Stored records
====================

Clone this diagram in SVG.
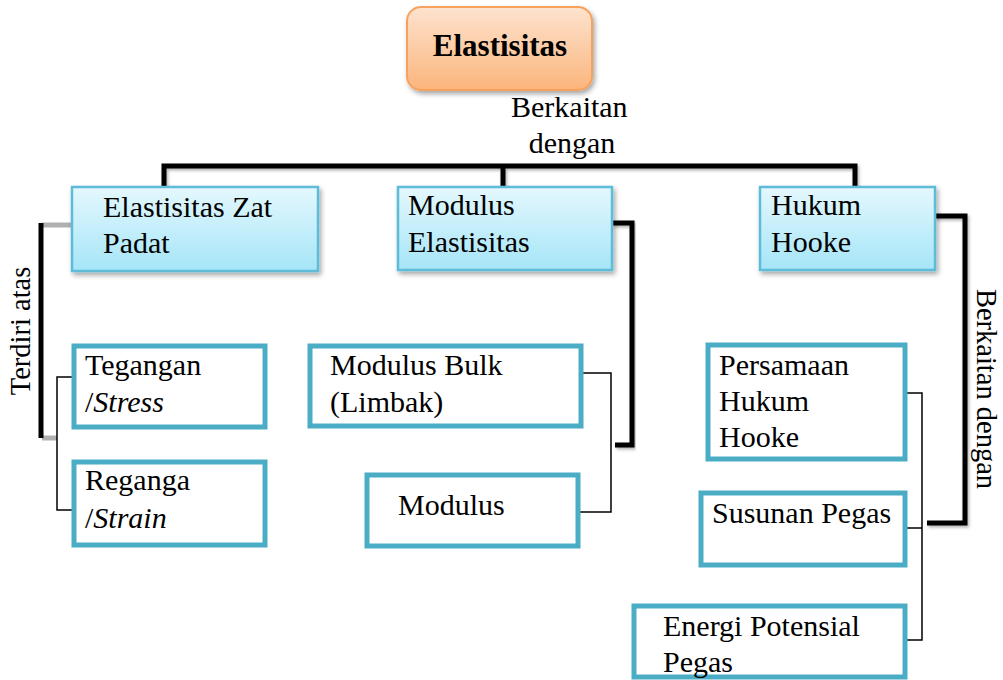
<svg xmlns="http://www.w3.org/2000/svg" width="1003" height="680" viewBox="0 0 1003 680">
  <style>
    text { font-family: "Liberation Serif", "Times New Roman", serif; font-size: 30px; fill: #000; }
    .title { font-weight: bold; font-size: 31px; }
    .side { font-size: 28.5px; }
    .lvl1 { fill: url(#blueGrad); stroke: #5fbcd8; stroke-width: 2.5; filter: url(#shadow); }
    .lvl2 { fill: #fff; stroke: #4bacc6; stroke-width: 5; }
    .thick { fill: none; stroke: #000; stroke-width: 5; filter: url(#lineShadow); }
    .thin { fill: none; stroke: #000; stroke-width: 1.5; }
    .soft { fill: none; stroke: #b0b0b0; stroke-width: 5; }
  </style>
  <defs>
    <linearGradient id="orangeGrad" x1="0" y1="0" x2="0" y2="1">
      <stop offset="0" stop-color="#fde3cf"/>
      <stop offset="1" stop-color="#fbb57c"/>
    </linearGradient>
    <linearGradient id="blueGrad" x1="0" y1="0" x2="0" y2="1">
      <stop offset="0" stop-color="#e4f8fd"/>
      <stop offset="1" stop-color="#a5e5f8"/>
    </linearGradient>
    <filter id="shadow" x="-10%" y="-10%" width="125%" height="135%">
      <feDropShadow dx="2" dy="3" stdDeviation="2.5" flood-color="#000" flood-opacity="0.35"/>
    </filter>
    <filter id="lineShadow" x="-20%" y="-20%" width="140%" height="140%">
      <feDropShadow dx="1.5" dy="2" stdDeviation="1.5" flood-color="#000" flood-opacity="0.3"/>
    </filter>
  </defs>

  <rect width="1003" height="680" fill="#fff"/>

  <!-- connectors -->
  <g id="connectors">
    <!-- root to first level -->
    <line x1="503" y1="97" x2="503" y2="122" class="thick"/>
    <path d="M164 190 V166 H855 V190 M503 166 V190" class="thick"/>
    <!-- Elastisitas Zat Padat bracket -->
    <path d="M72 225 H42" class="soft"/>
    <path d="M42 438 H57" class="soft"/>
    <line x1="41" y1="223" x2="41" y2="438" stroke="#000" stroke-width="5"/>
    <path d="M72 377 H57 V510 H72" class="thin"/>
    <!-- Modulus Elastisitas bracket -->
    <path d="M612 223 H632 V445 H615" class="thick"/>
    <path d="M583 373 H611 V512 H580" class="thin"/>
    <!-- Hukum Hooke bracket -->
    <path d="M935 216 H965 V523 H927" class="thick"/>
    <path d="M907 393 H922 V640 H907 M907 528 H922" class="thin"/>
    <!-- labels -->
    <text x="511" y="117">Berkaitan</text>
    <text x="572" y="153" text-anchor="middle">dengan</text>
    <text class="side" transform="translate(30,331) rotate(-90)" text-anchor="middle">Terdiri atas</text>
    <text class="side" transform="translate(977,389) rotate(90)" text-anchor="middle">Berkaitan dengan</text>
  </g>

  <!-- root -->
  <g id="node-elastisitas">
    <rect x="407" y="7" width="185" height="83" rx="14" fill="url(#orangeGrad)" stroke="#f8a15c" stroke-width="2" filter="url(#shadow)"/>
    <text x="500" y="56" class="title" text-anchor="middle">Elastisitas</text>
  </g>

  <!-- first level -->
  <g id="node-zat-padat">
    <rect x="72" y="187" width="246" height="84" class="lvl1"/>
    <text x="103" y="217">Elastisitas Zat</text>
    <text x="103" y="253">Padat</text>
  </g>
  <g id="node-modulus-elastisitas">
    <rect x="398" y="187" width="214" height="83" class="lvl1"/>
    <text x="408" y="215">Modulus</text>
    <text x="408" y="252">Elastisitas</text>
  </g>
  <g id="node-hukum-hooke">
    <rect x="760" y="187" width="175" height="83" class="lvl1"/>
    <text x="771" y="215">Hukum</text>
    <text x="771" y="252">Hooke</text>
  </g>

  <!-- second level -->
  <g id="node-tegangan">
    <rect x="74" y="346" width="191" height="81" class="lvl2"/>
    <text x="85" y="375">Tegangan</text>
    <text x="85" y="412">/<tspan font-style="italic">Stress</tspan></text>
  </g>
  <g id="node-reganga">
    <rect x="74" y="462" width="191" height="83" class="lvl2"/>
    <text x="85" y="490">Reganga</text>
    <text x="85" y="528">/<tspan font-style="italic">Strain</tspan></text>
  </g>
  <g id="node-modulus-bulk">
    <rect x="310" y="346" width="271" height="80" class="lvl2"/>
    <text x="330" y="375">Modulus Bulk</text>
    <text x="330" y="412">(Limbak)</text>
  </g>
  <g id="node-modulus">
    <rect x="367" y="475" width="211" height="71" class="lvl2"/>
    <text x="398" y="515">Modulus</text>
  </g>
  <g id="node-persamaan">
    <rect x="708" y="345" width="197" height="114" class="lvl2"/>
    <text x="719" y="375">Persamaan</text>
    <text x="719" y="411">Hukum</text>
    <text x="719" y="447">Hooke</text>
  </g>
  <g id="node-susunan">
    <rect x="701" y="493" width="204" height="72" class="lvl2"/>
    <text x="712" y="523">Susunan Pegas</text>
  </g>
  <g id="node-energi">
    <rect x="634" y="606" width="271" height="71" class="lvl2"/>
    <text x="663" y="636">Energi Potensial</text>
    <text x="663" y="672">Pegas</text>
  </g>
</svg>
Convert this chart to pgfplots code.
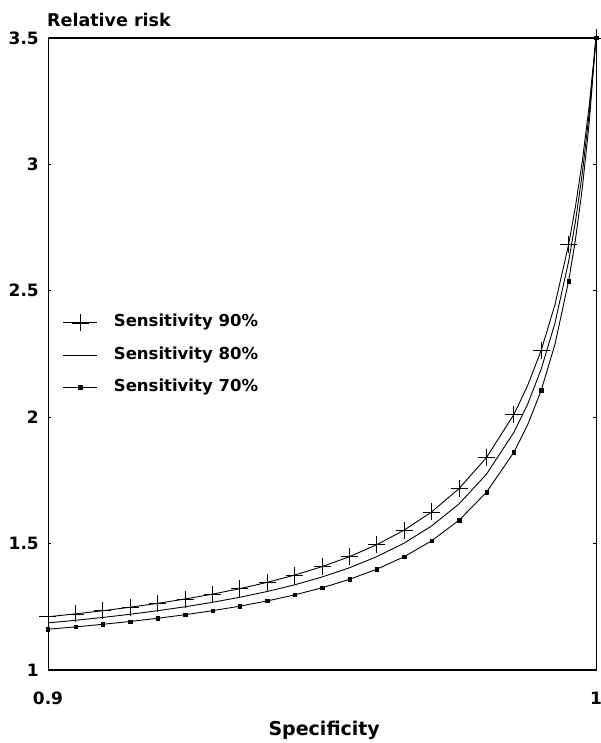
\documentclass[border=0pt]{standalone}
\usepackage{fontspec}
\setmainfont{DejaVu Sans}
\usepackage{pgfplots}
\usepackage{pgfplotstable}
\pgfplotsset{compat=1.18}
\pgfplotstableread{
x      s90    s80    s70
0.900  1.2106 1.1863 1.1614
0.905  1.2220 1.1966 1.1706
0.910  1.2345 1.2079 1.1808
0.915  1.2483 1.2205 1.1920
0.920  1.2636 1.2345 1.2046
0.925  1.2807 1.2501 1.2186
0.930  1.3000 1.2677 1.2345
0.935  1.3218 1.2877 1.2525
0.940  1.3467 1.3105 1.2732
0.945  1.3754 1.3369 1.2971
0.950  1.4088 1.3678 1.3251
0.955  1.4483 1.4043 1.3585
0.960  1.4956 1.4483 1.3987
0.965  1.5533 1.5021 1.4483
0.970  1.6253 1.5698 1.5109
0.975  1.7175 1.6570 1.5923
0.980  1.8400 1.7741 1.7027
0.985  2.0105 1.9393 1.8608
0.9875 2.1238 2.0503 1.9686
0.990  2.2645 2.1901 2.1061
0.9925 2.4445 2.3714 2.2875
0.995  2.6826 2.6161 2.5379
0.99625 2.8330 2.7736 2.7026
0.9975 3.0126 2.9645 2.9060
0.99875 3.2302 3.2005 3.1634
1.000  3.5    3.5    3.5
}\curves
\pgfplotstableread{
x      s90    s70
0.900  1.2106 1.1614
0.905  1.2220 1.1706
0.910  1.2345 1.1808
0.915  1.2483 1.1920
0.920  1.2636 1.2046
0.925  1.2807 1.2186
0.930  1.3000 1.2345
0.935  1.3218 1.2525
0.940  1.3467 1.2732
0.945  1.3754 1.2971
0.950  1.4088 1.3251
0.955  1.4483 1.3585
0.960  1.4956 1.3987
0.965  1.5533 1.4483
0.970  1.6253 1.5109
0.975  1.7175 1.5923
0.980  1.8400 1.7027
0.985  2.0105 1.8608
0.990  2.2645 2.1061
0.995  2.6826 2.5379
1.000  3.5    3.5
}\marks
\begin{document}
\begin{tikzpicture}
\useasboundingbox (-48pt,-73pt) rectangle (553pt,670pt);
\begin{axis}[
  scale only axis, width=548pt, height=632pt,
  xmin=0.9, xmax=1, ymin=1, ymax=3.5,
  xtick={0.9,1}, xticklabels={0.9,1},
  ytick={1,1.5,2,2.5,3,3.5}, yticklabels={1,1.5,2,2.5,3,3.5},
  tick align=inside, major tick length=3pt,
  tick style={black, line width=0.6pt},
  xtick style={draw=none},
  ticklabel style={font=\fontsize{17}{20}\selectfont\bfseries, inner sep=0pt},
  xticklabel style={anchor=base, yshift=-34pt},
  yticklabel style={anchor=east, xshift=-9pt},
  clip=false,
  axis line style={line width=0.8pt},
  legend style={draw=none, fill=none, at={(0.027,0.563)}, anchor=north west,
    font=\fontsize{16.5}{19}\selectfont\bfseries, inner sep=0pt,
    nodes={inner sep=0pt, text height=11pt, text depth=3pt},
    row sep=17.5pt, column sep=16pt},
  legend cell align=left,
  legend image code/.code={\draw[mark repeat=2,mark phase=2,#1] plot coordinates {(0pt,0pt) (17pt,0pt) (34pt,0pt)};},
]
\addplot[black, line width=0.9pt, forget plot] table[x=x, y=s90] {\curves};
\addplot[black, line width=0.9pt, forget plot] table[x=x, y=s80] {\curves};
\addplot[black, line width=0.9pt, forget plot] table[x=x, y=s70] {\curves};
\addplot[only marks, mark=+, mark size=8.5pt, mark options={line width=0.7pt}, forget plot] table[x=x, y=s90] {\marks};
\addplot[only marks, mark=square*, mark size=1.7pt, forget plot] table[x=x, y=s70] {\marks};
\addlegendimage{black, line width=0.9pt, mark=+, mark size=8.5pt, mark options={line width=0.7pt}}
\addlegendentry{Sensitivity 90\%}
\addlegendimage{black, line width=0.9pt}
\addlegendentry{Sensitivity 80\%}
\addlegendimage{black, line width=0.9pt, mark=square*, mark size=1.7pt}
\addlegendentry{Sensitivity 70\%}
\draw[line width=1.6pt] (rel axis cs:0,1) -- (rel axis cs:1,1);
\draw[line width=1.6pt] (rel axis cs:0,0) -- (rel axis cs:1,0);
\node[anchor=base west, inner sep=0pt, font=\fontsize{17.5}{20}\selectfont\bfseries] at ([xshift=-1pt, yshift=11pt]rel axis cs:0,1) {Relative risk};
\node[anchor=base, inner sep=0pt, font=\fontsize{19}{22}\selectfont\bfseries] at ([yshift=-65pt]rel axis cs:0.504,0) {Specificity};
\end{axis}
\end{tikzpicture}
\end{document}
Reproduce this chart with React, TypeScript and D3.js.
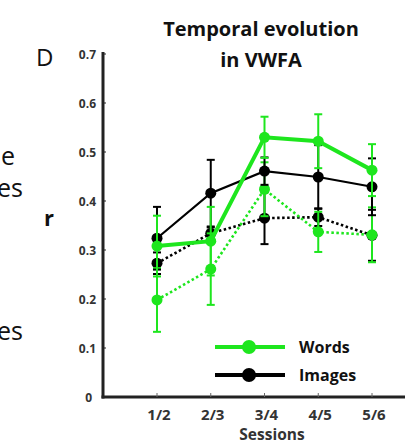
import React from "react";
import * as d3 from "d3";

const sessions = ["1/2", "2/3", "3/4", "4/5", "5/6"];
const yTicks = [0, 0.1, 0.2, 0.3, 0.4, 0.5, 0.6, 0.7];

const wordsSolid = [0.308, 0.318, 0.53, 0.522, 0.463];
const wordsSolidErr = [0.062, 0.07, 0.042, 0.055, 0.053];
const imagesSolid = [0.324, 0.416, 0.461, 0.449, 0.429];
const imagesSolidErr = [0.064, 0.068, 0.028, 0.065, 0.058];
const wordsDotted = [0.198, 0.261, 0.424, 0.337, 0.331];
const wordsDottedErr = [0.065, 0.073, 0.055, 0.041, 0.056];
const imagesDotted = [0.273, 0.334, 0.365, 0.367, 0.33];
const imagesDottedErr = [0.022, 0.012, 0.053, 0.018, 0.052];

const legendLabels = ["Words", "Images"];

const GREEN = "#1ee61e";
const BLACK = "#000000";

export default function App() {
  const x = d3.scaleLinear().domain([0, 4]).range([157, 372]);
  const y = d3.scaleLinear().domain([0, 0.7]).range([397, 54]);

  const series = [
    { vals: imagesDotted, err: imagesDottedErr, color: BLACK, dotted: true, w: 2.6 },
    { vals: wordsDotted, err: wordsDottedErr, color: GREEN, dotted: true, w: 2.6 },
    { vals: imagesSolid, err: imagesSolidErr, color: BLACK, dotted: false, w: 2.2 },
    { vals: wordsSolid, err: wordsSolidErr, color: GREEN, dotted: false, w: 4 },
  ];

  const line = d3
    .line<number>()
    .x((_, i) => x(i))
    .y((d) => y(d));

  const bold = "'Open Sans', 'DejaVu Sans', sans-serif";

  return (
    <svg
      width={405}
      height={445}
      style={{ position: "absolute", left: 0, top: 0, background: "#fff" }}
    >
      {/* cropped neighboring panel text */}
      <g fontFamily="'Open Sans', sans-serif" fontSize={25} fill="#111" textAnchor="end">
        <text x={15} y={165}>e</text>
        <text x={23} y={197}>es</text>
        <text x={23} y={340}>es</text>
      </g>
      <text x={36} y={66} fontFamily="'Open Sans', sans-serif" fontSize={24} fill="#111">
        D
      </text>
      <text
        x={261}
        y={36}
        textAnchor="middle"
        fontFamily={bold}
        fontWeight="bold"
        fontSize={20}
        fill="#111"
      >
        Temporal evolution
      </text>
      <text
        x={261}
        y={67}
        textAnchor="middle"
        fontFamily={bold}
        fontWeight="bold"
        fontSize={20}
        fill="#111"
      >
        in VWFA
      </text>
      <text x={44} y={226} fontFamily={bold} fontWeight="bold" fontSize={22} fill="#111">
        r
      </text>

      {/* y axis */}
      {yTicks.map((t) => (
        <g key={t}>
          <text
            x={t === 0 ? 92 : 96}
            y={y(t) + 4.5}
            textAnchor="end"
            fontFamily={bold}
            fontWeight="bold"
            fontSize={12}
            fill="#333"
          >
            {t === 0 ? "0" : t.toFixed(1)}
          </text>
          <line x1={103} x2={106} y1={y(t)} y2={y(t)} stroke="#222" strokeWidth={1} />
        </g>
      ))}
      <line x1={103} x2={103} y1={52} y2={398.5} stroke="#222" strokeWidth={3} />
      {/* x axis */}
      <line x1={101.5} x2={405} y1={397} y2={397} stroke="#222" strokeWidth={3} />
      {sessions.map((s, i) => (
        <g key={s}>
          <line x1={x(i)} x2={x(i)} y1={397} y2={393} stroke="#666" strokeWidth={1} />
          <text
            x={x(i) + 2}
            y={420}
            textAnchor="middle"
            fontFamily={bold}
            fontWeight="bold"
            fontSize={15}
            fill="#333"
          >
            {s}
          </text>
        </g>
      ))}
      <text
        x={272}
        y={440}
        textAnchor="middle"
        fontFamily={bold}
        fontWeight="bold"
        fontSize={15.5}
        fill="#333"
      >
        Sessions
      </text>

      {/* series */}
      {series.map((s, si) => (
        <g key={si}>
          {s.vals.map((v, i) => (
            <g key={i} stroke={s.color} strokeWidth={2}>
              <line x1={x(i)} x2={x(i)} y1={y(v - s.err[i])} y2={y(v + s.err[i])} />
              <line x1={x(i) - 4} x2={x(i) + 4} y1={y(v - s.err[i])} y2={y(v - s.err[i])} />
              <line x1={x(i) - 4} x2={x(i) + 4} y1={y(v + s.err[i])} y2={y(v + s.err[i])} />
            </g>
          ))}
          <path
            d={line(s.vals) || ""}
            fill="none"
            stroke={s.color}
            strokeWidth={s.w}
            strokeDasharray={s.dotted ? "2.5,2.5" : undefined}
          />
          {s.vals.map((v, i) => (
            <circle key={i} cx={x(i)} cy={y(v)} r={5.5} fill={s.color} />
          ))}
        </g>
      ))}

      {/* legend */}
      {legendLabels.map((l, i) => {
        const ly = 347 + i * 28;
        const c = i === 0 ? GREEN : BLACK;
        return (
          <g key={l}>
            <line x1={215} x2={285} y1={ly} y2={ly} stroke={c} strokeWidth={4} />
            <circle cx={249} cy={ly} r={7} fill={c} />
            <text
              x={299}
              y={ly + 6}
              fontFamily={bold}
              fontWeight="bold"
              fontSize={16}
              fill="#111"
            >
              {l}
            </text>
          </g>
        );
      })}
    </svg>
  );
}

====================

== Description of the task ==
Make an exact copy of the lines from the one holding "Reproduce this chart" through the one holding "const yTicks = [0, 0.1, 0.2, 0.3, 0.4, 0.5, 0.6, 0.7];", end lines included, without the pictures.

== Answer to this problem ==
Reproduce this chart with React, TypeScript and D3.js.
import React from "react";
import * as d3 from "d3";

const sessions = ["1/2", "2/3", "3/4", "4/5", "5/6"];
const yTicks = [0, 0.1, 0.2, 0.3, 0.4, 0.5, 0.6, 0.7];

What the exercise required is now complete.